Scoreboard: Syrian snag

Commodities took a hit as the legal nitty gritty of a Syrian intervention unfolded, while strong US GDP boosted the greenback.

It was a pretty simple session overnight. Syria is still on the mind of investors, but it is increasingly clear that concerns are being raised firstly about the legality of action and secondly the strategy. So no attack is imminent it seems. The latest I’ve read is that the UK won’t commit to an attack without parliamentary approval, and most of the parliament appears to want see some evidence and at least try to get UN backing.

This isn’t just a UK issue, either. The US congress is increasingly pressuring the Obama administration to seek congressional approval before attacking Syria. 116 members of congress signed a letter demanding just that. House speaker John Boehner went further, rightly demanding that Obama outline and inform the American public – and not just the American public I would add, this is something the world is owed – what the objectives of an attack would be, what the policy goals are and strategy etc. The plan, basically – and what they’d do after. The Germans. for their part, have said – alongside with the Russians – that the problems in Syria can only be addressed politically and that the ‘consequences’ for using chemical weapons should be addressed by the Security Council (i.e. not just unilaterally by the US). The latest I’ve heard is that the earliest UN inspectors can report is Saturday.

Against that backdrop we saw some decent falls in the commodity space, especially crude. which was off 0.8 per cent to $108.17 (West Texas Intermediate), but copper was off 2.1 per cent, silver fell 2.2 per cent and gold was down $11 to $1407. Obviously the broad-based nature of the fall points to more than just Syria and there was some US dollar strength as well following the stronger GDP figures – the euro down 30 pips to 1.3241, the yen at 98.35 from 97.75 and the Australian dollar down about 23 pips to 0.8931.

As to those US GDP figures, growth was revised up, but it turns out it was even better than expected at 2.5 per cent versus 2.2 per cent, and 1.7 per cent in the first estimate. This is a significant upgrade because all of a sudden growth in the second quarter has gone from being below trend to be above trend, if only just. Trend growth is about 2.4 per cent, recall, and this is what was recorded during the pre-GFC boom years (on average, obviously). So this quarter’s growth is good.

Why the upgrade? Stronger exports, basically, which were up nearly 9 per cent in the quarter (imports up 7 per cent). Consumption growth was softer in the quarter which will alarm those who want to be alarmed, but at 1.8 per cent it isn’t a bad result and consumption growth for the first half at 2.1 per cent isn’t too different from the previous few years.

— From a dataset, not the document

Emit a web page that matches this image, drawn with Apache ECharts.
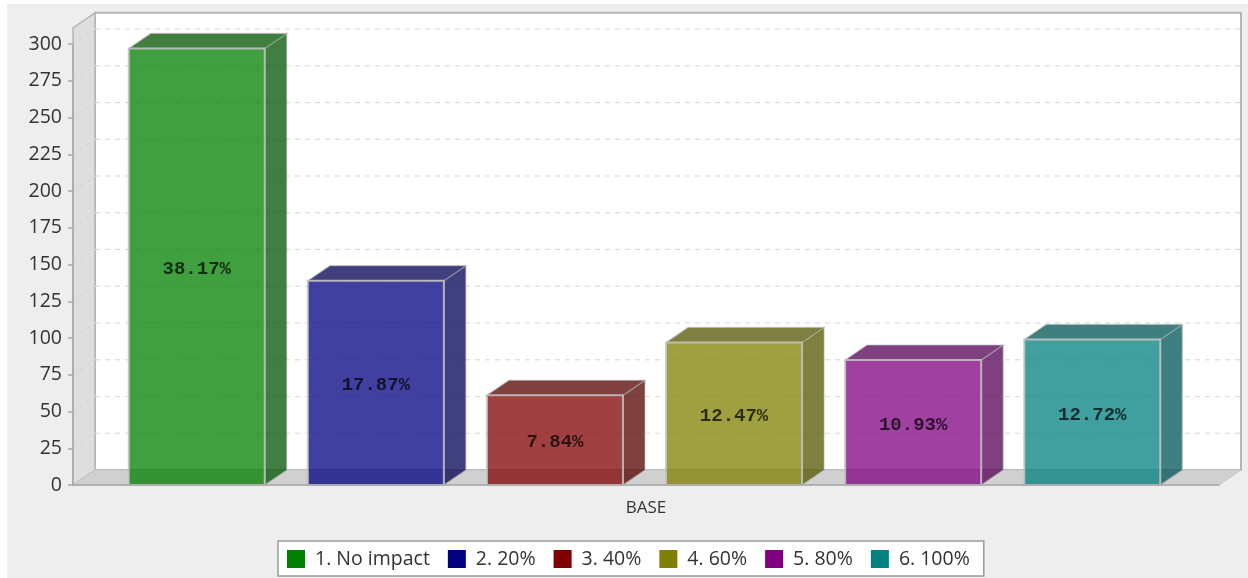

So, with that data, the S&P500 closed 0.2 per cent higher (1638), the Dow was up 16 points to 14,840 while the Nasdaq rose 0.8 per cent (3620). By sector, energy and utilities were the key underperformers with some solid falls (1 per cent in the case of energy stocks). Most other sectors recorded modest gains.

Over in Europe, markets generally outperformed those in the US, getting a boost from some company news – specifically Carrefour’s strong profit results. The major indices showed stocks up 0.5 per cent on the Dax, 0.7 per cent on the CaC and 0.8 per cent on the FTSE.

Bits and pieces otherwise: the APEX numbers yesterday showed once again that the mining boom isn’t over, with investment a strong 4 per cent for the June quarter, most of it mining. Investment intentions were reined in but this reflects poor confidence and what have proven to be incorrect underlying assumptions about global and domestic growth prospects from business and policy leaders.

In the emerging market space we’re seeing some central banks hike rates to deal with rising inflation and falling currencies. Indonesia’s central bank hiked rates 50 bps to 7 per cent yesterday following Brazil’s move to combat inflation when it too hiked rates to 9 per cent from 8.5 per cent.

In the US, jobless claims were at 331,000 in the week to August 23, down modestly from 337,000 the week prior.

Finally in Europe, German unemployment was 7000 higher and the unemployment rate at 6.8 per cent (unchanged), while inflation fell to 1.6 per cent year-on-year in August from 1.9 per cent.

Looking at the day ahead, the SPI suggests our market will fall 0.2 per cent. The major data is the Reserve Bank’s private sector credit measure at 1130 AEST, while tonight the key US data is personal spending and income, although we see some third-tier manufacturing surveys for Chicago and Milwaukee too.